Neza, after nearly 70 years of history, feels like a normal part of the city. It is banal, in that sense, but I would argue a success. A long process of resident organization and eventual government support has succeeded in connecting homes to the city services. Many homes look finished; it’s remarkable how quickly a bit of plaster and paint can make a grey, cinderblock structure look like a home anywhere else in the city. Neza is quiet streets of homes on what was once an edge of the city. It is, after a long history of regularization, in terms of infrastructure and land titles, normal on its own terms.
Every neighborhood, every home should be aestheticized, if by that we mean looked at, investigated, perhaps photographed, and more than anything, learned from.
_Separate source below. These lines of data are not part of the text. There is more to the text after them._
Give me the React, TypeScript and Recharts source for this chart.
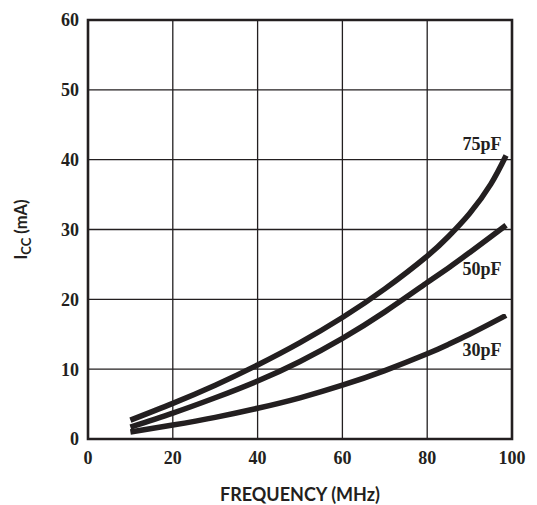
import React from 'react';
import { LineChart, Line, XAxis, YAxis, CartesianGrid, ReferenceArea, LabelList, Label } from 'recharts';

const frequency = [10, 20, 30, 40, 50, 60, 70, 80, 85, 90, 95, 98.6];
const icc75 = [2.7, 5.1, 7.7, 10.6, 13.8, 17.4, 21.5, 26.2, 29.0, 32.3, 36.5, 40.6];
const icc50 = [1.7, 3.7, 5.9, 8.3, 11.1, 14.4, 18.2, 22.4, 24.5, 26.7, 28.95, 30.6];
const icc30 = [1.0, 2.0, 3.1, 4.4, 5.9, 7.7, 9.8, 12.2, 13.55, 15.0, 16.55, 17.7];
const xTicks = [0, 20, 40, 60, 80, 100];
const yTicks = [0, 10, 20, 30, 40, 50, 60];
const seriesNames = ['75pF', '50pF', '30pF'];

const data = frequency.map((f, i) => ({ f, c75: icc75[i], c50: icc50[i], c30: icc30[i] }));

const INK = '#231f20';
const numFont = { fontFamily: 'Liberation Serif', fontSize: 18, fontWeight: 700, fill: INK };

const makeEndLabel = (name: string, dy: number) => (props: any) => {
  const { x, y, index } = props;
  if (index !== frequency.length - 1) return null;
  return (
    <text x={x - 4.5} y={y + dy} textAnchor="end" dominantBaseline="central"
      fontFamily="Liberation Serif" fontSize={18} fontWeight={700} fill={INK}>
      {name}
    </text>
  );
};

const YTitle = (props: any) => {
  const vb = props.viewBox || {};
  const cx = 27;
  const cy = vb.y + vb.height / 2;
  return (
    <text x={cx} y={cy} transform={`rotate(-90, ${cx}, ${cy})`} textAnchor="middle"
      fontFamily="Lato" fontWeight={700} fontSize={16.5} fill={INK}>
      <tspan>I</tspan>
      <tspan fontSize={13} dy={4}>CC</tspan>
      <tspan dy={-4}> (mA)</tspan>
    </text>
  );
};

const XTitle = (props: any) => {
  const vb = props.viewBox || {};
  return (
    <text x={vb.x + vb.width / 2} y={500.5} textAnchor="middle"
      fontFamily="Lato" fontWeight={700} fontSize={18} fill={INK}>
      FREQUENCY (MHz)
    </text>
  );
};

export default function App() {
  return (
    <div style={{ position: 'absolute', left: 0, top: 0, width: 537, height: 505, background: '#fff' }}>
      <LineChart width={537} height={505} data={data}
        margin={{ top: 20, right: 25, left: 28, bottom: 26 }}>
        <CartesianGrid stroke={INK} strokeWidth={1.3} strokeOpacity={1} />
        <XAxis dataKey="f" type="number" domain={[0, 100]} ticks={xTicks}
          axisLine={false} tickLine={false} tickSize={0} tickMargin={12}
          height={40} tick={numFont} interval={0}>
          <Label content={<XTitle />} />
        </XAxis>
        <YAxis type="number" domain={[0, 60]} ticks={yTicks}
          axisLine={false} tickLine={false} tickSize={0} tickMargin={9}
          width={60} tick={numFont} interval={0}>
          <Label content={<YTitle />} />
        </YAxis>
        <ReferenceArea x1={0} x2={100} y1={0} y2={60} fill="none" fillOpacity={0}
          stroke={INK} strokeWidth={2.6} />
        <Line dataKey="c75" type="natural" stroke={INK} strokeWidth={5.5} dot={false}
          isAnimationActive={false}>
          <LabelList dataKey="c75" content={makeEndLabel(seriesNames[0], -11)} />
        </Line>
        <Line dataKey="c50" type="natural" stroke={INK} strokeWidth={5.5} dot={false}
          isAnimationActive={false}>
          <LabelList dataKey="c50" content={makeEndLabel(seriesNames[1], 44)} />
        </Line>
        <Line dataKey="c30" type="natural" stroke={INK} strokeWidth={5.5} dot={false}
          isAnimationActive={false}>
          <LabelList dataKey="c30" content={makeEndLabel(seriesNames[2], 35)} />
        </Line>
      </LineChart>
    </div>
  );
}
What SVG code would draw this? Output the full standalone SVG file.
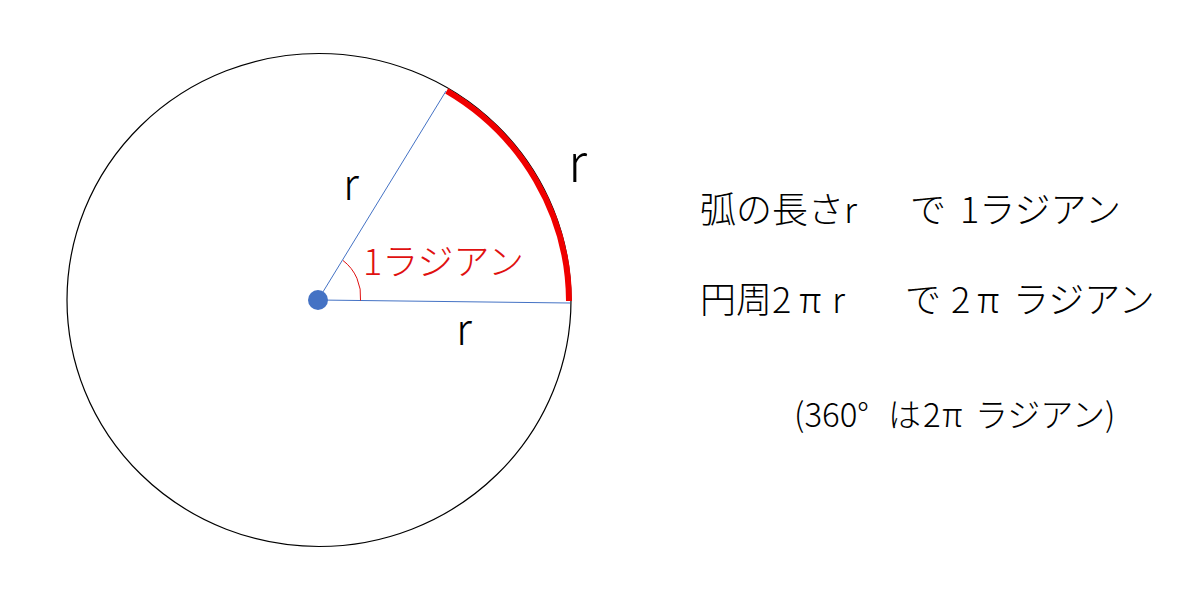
<svg xmlns="http://www.w3.org/2000/svg" width="1203" height="603" viewBox="0 0 1203 603">
<style>
text{font-family:"Noto Sans CJK JP","Noto Sans",sans-serif;fill:#000;font-weight:300}
.lbl{font-size:36px}
.sm{font-size:33px}
.red{fill:#E01010}
.radius{stroke:#4472C4;stroke-width:1;fill:none}
</style>
<rect width="1203" height="603" fill="#fff"/>
<g id="circle">
<ellipse cx="319" cy="300" rx="252" ry="246.5" fill="none" stroke="#000" stroke-width="1.2"/>
</g>
<g id="arc">
<path d="M446.7,90.8 A252,246.5 0 0 1 569,301" fill="none" stroke="#F00000" stroke-width="6"/>
</g>
<g id="connectors">
<line class="radius" x1="318" y1="300" x2="446" y2="91"/>
<line class="radius" x1="318" y1="300" x2="570" y2="303"/>
</g>
<g id="angle">
<path d="M343,260.5 A45,45 0 0 1 360.5,300.5" fill="none" stroke="#E01010" stroke-width="1"/>
</g>
<g id="center">
<circle cx="318" cy="300" r="10" fill="#4472C4"/>
</g>
<g id="labels">
<text x="343" y="200" style="font-size:44px">r</text>
<text x="456" y="345" style="font-size:44px">r</text>
<text x="568" y="182" style="font-size:53px">r</text>
<text class="red" x="363" y="275" style="font-size:36px">1ラジアン</text>
</g>
<g id="text1">
<text class="lbl" y="223"><tspan x="700">弧の長さr</tspan><tspan x="910">で</tspan><tspan x="960">1ラジアン</tspan></text>
</g>
<g id="text2">
<text class="lbl" y="313"><tspan x="700">円周2</tspan><tspan x="799">π</tspan><tspan x="832">r</tspan><tspan x="905">で</tspan><tspan x="951">2</tspan><tspan x="977">π</tspan><tspan x="1013">ラジアン</tspan></text>
</g>
<g id="text3">
<text class="sm" y="427"><tspan x="794">(360°</tspan><tspan x="888">は</tspan><tspan x="923">2</tspan><tspan x="942">π</tspan><tspan x="975">ラジアン)</tspan></text>
</g>
</svg>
It’s a matter of respect, I would argue, to recognize achievements in design wherever they crop up. If they’re made out of poverty, or desperation, then the roots of that inequality absolutely demand consideration, though perhaps not by designers. To perpetuate those inequities by failing to provide services to the needy is abhorrent. But to conflate informal architecture with its causes is a mistake. To deny its merit, its ability to provide a basis for self-improvement would be a failure on our part. Finally, though it is far from the most pressing need for most residents, to ignore what informality has done to empower the disenfranchised in the design of their own space would be a sorely missed opportunity.